Les régulations existantes sont aussi contre-productives pour trois raisons. Tout d’abord, l’Europe campe sur ses principes idéologiques s’agissant des frontières (1). Or, si la révolution numérique n’abolit pas les frontières, elle participe à leur remise en question sur le fond. En effet, un monde sans frontière est gouverné par la logique des rapports de force. Pourtant, les pays européens n’investissent pas suffisamment pour assurer leur souveraineté sur l’IA, moins de 20 milliards du total des dépenses privées et publiques contre 95 milliards en Chine et près de 250 milliards aux Etats-Unis, selon le AI Index Reports 2023. De plus, les Etats-membres avec l’AI Act se dotent d’un arsenal réglementaire supplémentaire régulant l’IA sans mesures d’extraterritorialité (2). En effet, le vieux continent n’étant pas doté de réseaux sociaux aussi populaires que les alternatives américaines, nous devons leur imposer des règles et contraintes. Enfin, l’Europe a plusieurs trains de retard sur les évolutions de l’IA (3). Par exemple, les capacités de l’IA en 2024 ont été décuplées avec l’avènement des “Large Language Models” et les plus grandes évolutions de l’IA sont devant nous avec les perspectives de l’IA générative.

Cherchons à régulier mieux

La France sera déclassée si elle adopte une politique trop prudente à l’égard de l’IA. Le secteur du numérique se démarque par une concurrence féroce entre les superpuissances américaine et chinoise, les Etats-plateformes comme les pays est-asiatiques ainsi que des acteurs privés comme les GAFAM. Chaque acteur cherche à prendre les devants pour profiter des avantages économiques, géostratégiques et militaires qui découlent de cette technologie émergente. En effet, les estimations des impacts de l’IA varient d’une étude à l’autre, mais toutes convergent vers la conclusion que l’IA sera un vecteur de développement économique conséquent au cours de la prochaine décennie.
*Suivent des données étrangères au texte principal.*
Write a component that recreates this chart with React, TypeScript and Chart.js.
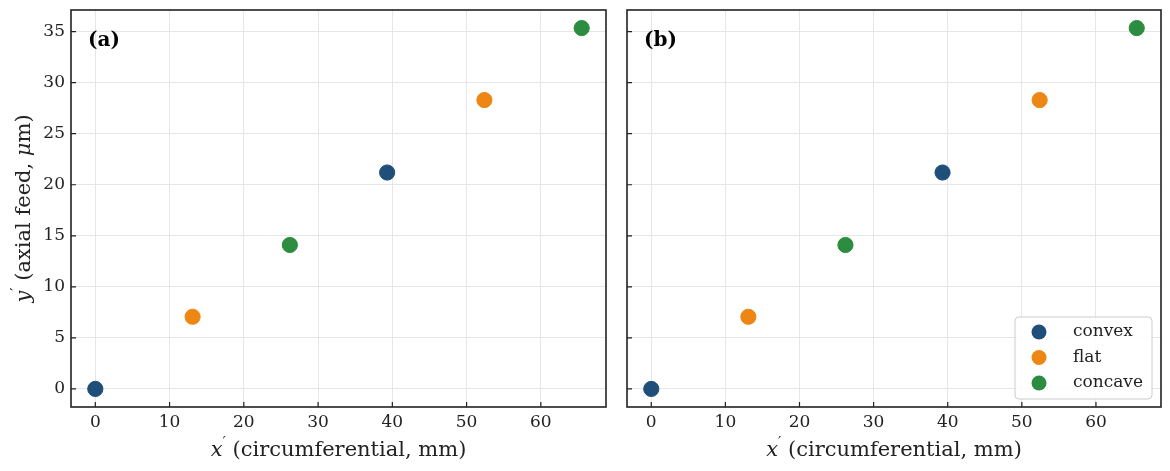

La France doit opérer une double rupture philosophique si elle souhaite gagner la bataille technologique. D’une part, nous devons arrêter de privilégier le principe de précaution au principe d’action de test and learn. Cela dissuade les entrepreneurs et les investisseurs de s’engager pleinement dans des projets innovants en IA. L’Europe, et la France, sont le berceau de l’innovation et du progrès, mais nous sommes désormais paralysés par la peur et le risque. D’autre part, nous devons arrêter notre passion pour les réglementations. Tous les derniers mouvements sociaux français (crise des agriculteurs, grèves aux urgences, etc.) réprouvent cette culture technocratique les dépossédant de leur destin. Or, la régulation doit être adaptative pour suivre le rythme rapide des avancées technologiques. Ces mécanismes doivent être conçus de manière à encourager la créativité et la recherche, tout en garantissant un cadre éthique et sécurisé pour le déploiement de l’IA.

Une perception de régulation trop rigide et non adaptée pourrait être destructive pour notre attractivité et brider les énergies. La mise en open source des modèles et des systèmes d’IA offre la possibilité d’un examen plus rigoureux, favorisant une meilleure compréhension et une utilisation plus sûre des modèles. Ces mesures de bon sens peuvent être prises sans être complétées par une cascade de normes à la fois européenne et française qui ne pourront qu’être négatives à long terme.